I recently read this post regarding backups on slaw.ca, which is a legal blog site. An individual took the initiative to research and purchase some backup software only to be disappointed at the effort it took to configure and get running correctly. This got me thinking about my experience over the years with backup and restore procedures, being in emergencies having to rely on backups, and most importantly the expectations of clients.
Many small and medium sized businesses think that as long as they have a backup they can restore a system easily. While it is true that having good backup procedures can give a business confidence that it will have all its data should a failure occur. The idea that in a disaster, one can be back up and running quickly because these backup procedures in place is typically not the case. Backup is different from disaster recovery.
I recently assisted a law firm that exemplified the problems and perceptions associated with backups. The client, a law firm had a server that was about 5 years old. It started having memory errors and crashing suddenly. The obvious thing to do was to replace the bad memory, However, attempting to do so was not trivial. The memory type the server used was no longer available. Attempting to locate memory that was compatible with the mother board was unsuccessful. It was decided to order a new server. The server took 2 weeks to arrive. Of course once it did arrive, it is not a simple restore the backup and go. The operating system has to be installed and configured. In this particular case the operating system was Windows 2003 server. Once the O/S is installed, you typically have to re-install the applications. The reasons for installing the applications are that you have to install the backup software so you can actually run the restore process. Very few applications will just ‘restore’ to a disk, especially in a Windows environment. In Windows environments, applications typically make use of a central repository called the registry. The registry contains everything from configuration settings of applications, locations of files, user configuration settings and the list goes on. Although you can backup and restore a registry and most decent backup software does this, the registry is reasonably dynamic entity. As such, it is rarely if ever a clean restore and more often than not, it is quicker and easier to re-install the applications which re-create the registry entries then to do a restore of the registry and subsequent debugging. In this particular case, since it is a new server, there were different drivers that needed to be installed, which affected both the files on the backup as well as the entries in the registry. Finally we had to restore the data files, databases and test. The whole process took an entire weekend.

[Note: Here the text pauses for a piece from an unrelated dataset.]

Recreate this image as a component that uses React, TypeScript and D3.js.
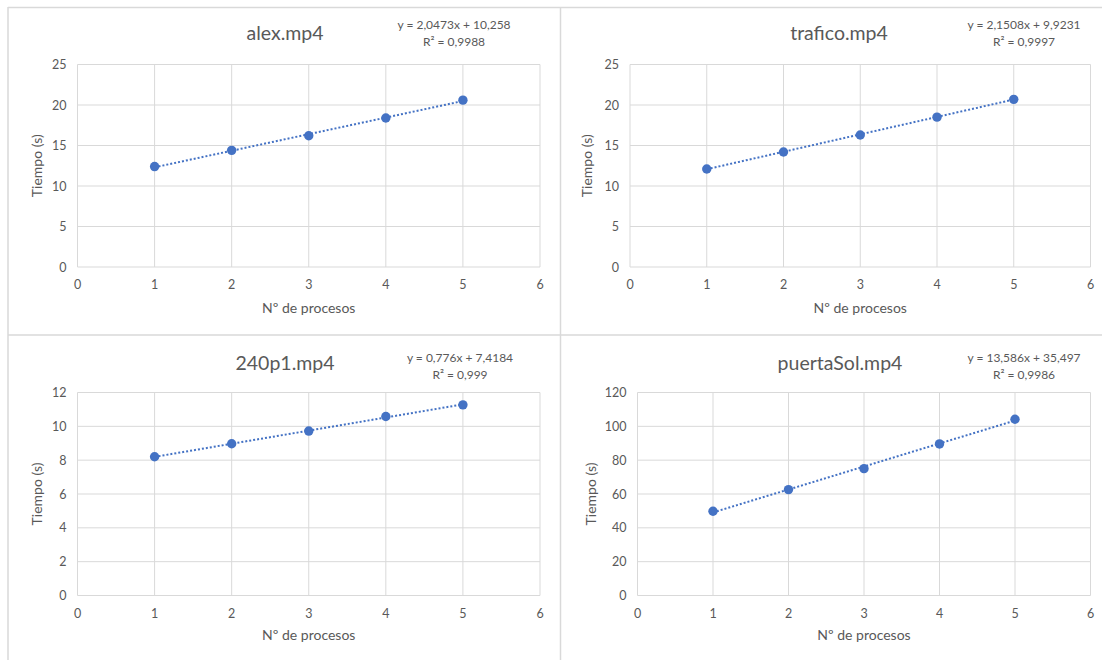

I have consulted for companies that take images of the hard drives in an attempt to solve this problem. They typically do this at specific intervals, once every few weeks or few months. Should a system fail, the idea is they can re-image the drives which restores the operating system, registy, and applications the configurations. Next, they restore the latest backup on top and everything will be back to normal. Although you can image a live drive, to ensure the integrity of an image you should take the drive offline, or at least put it in a read-only mode during the imaging process. This is typically not feasible in today’s environments. System need to be constantly up and on-line. Even if you have a mechanism to successfully image (vmware has a process to do this), chances are drivers will change and be different if you have to replace a server or motherboard, or a drive size will be different affecting the ease with which the drive image can be restored.
The only effective implementation of a disaster recovery solution is one by large institutions. At one financial instituion for example, they had duplicate systems, memory, CPU, and drives all stored in case their was a failure. Everything was imaged as well as data being backed up to a central backup system. The ability to restore a system was tested and documented at regular intervals. This type of redundancy and rigor costs money and time, both things that are difficult to come by for most small businesses.
Backups are not the same as disaster recovery. In times of systems failure or worse, businesses need to be very cognisant of the amount of time it can take to fully recover and get systems, applications, and functions back to normal. In the event of a disaster it is important that business understand the true amount of time they will likely be down and plan accordingly.